By Abdoulaye Massalatchi

NIAMEY (Reuters) – At least 10,000 people have fled northern Nigeria for neighbouring Niger and Chad to escape a military sweep targeting members of Islamist militant group Boko Haram, officials said on Thursday.

A car burns at the scene of a bomb explosion at St. Theresa Catholic Church at Madalla, outside Nigeria's capital Abuja, December 25, 2011. REUTERS/Afolabi Sotunde

Niger’s government said that at least 10,000 of its citizens had returned from northern Nigeria over the past six months, and the International Organisation for Migration said more than 800 Chadians had done the same in recent days.

The influx of people into Niger, a landlocked desert state that is also dealing with tens of thousands of refugees from Libya’s war and a rebellion in northern Mali, could worsen an expected food shortage there this year.
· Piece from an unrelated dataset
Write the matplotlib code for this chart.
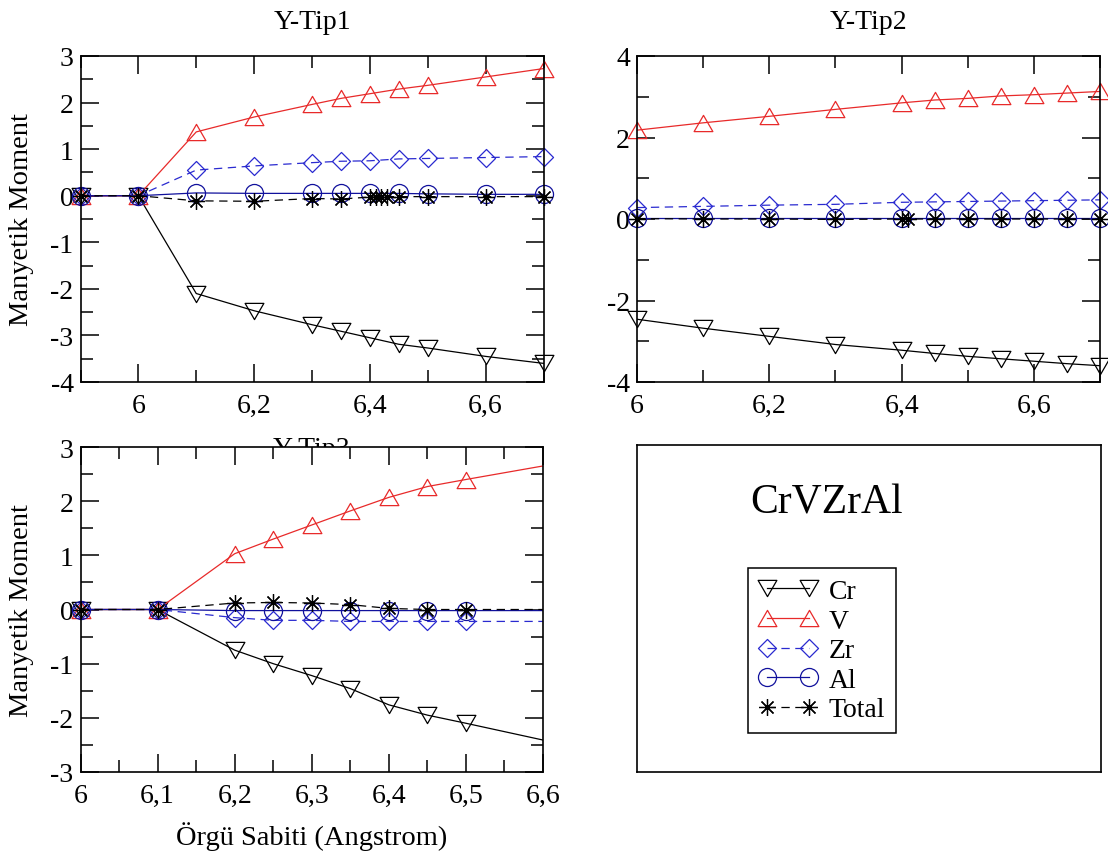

“According to statistics we’ve seen from the police, we have 10,000 Nigeriens that have returned on their own since the start of violence in Nigeria,” said Boube Yaye, Niger’s permanent secretary in charge of Nigeriens abroad.

He added that at least 13 Nigeriens living in northern Nigeria had been falsely arrested in the sweep, and appealed to Nigerian security forces to show restraint.

“I say, please, the mistreatment of innocent people has to stop. This isn’t how we fix problems,” he said.

Boko Haram, which wants Islamic sharia applied across Nigeria, has claimed a series of bombings and other attacks that have killed scores of people in recent weeks. The country of 160 million is split roughly evenly between Christians and Muslims, who mostly live side by side in peace.

Styled on the Taliban, Boko Haram has become increasingly sophisticated and deadly in its methods in the past six months and widened its targets beyond attacks on police and other authority figures to include Christians.

Qasim Sufi, of the International Organization for Migration, said returnees to Chad, including many children who had been enrolled in Koranic schools in Nigeria, were fleeing soldiers targeting Boko Haram members in their villages.

“They’re all saying the same thing, that it is getting very bad in their villages,” he said.

Nigerian authorities said on Thursday arsonists suspected to be Boko Haram members had burned down seven schools in northeastern Nigeria in the past few days.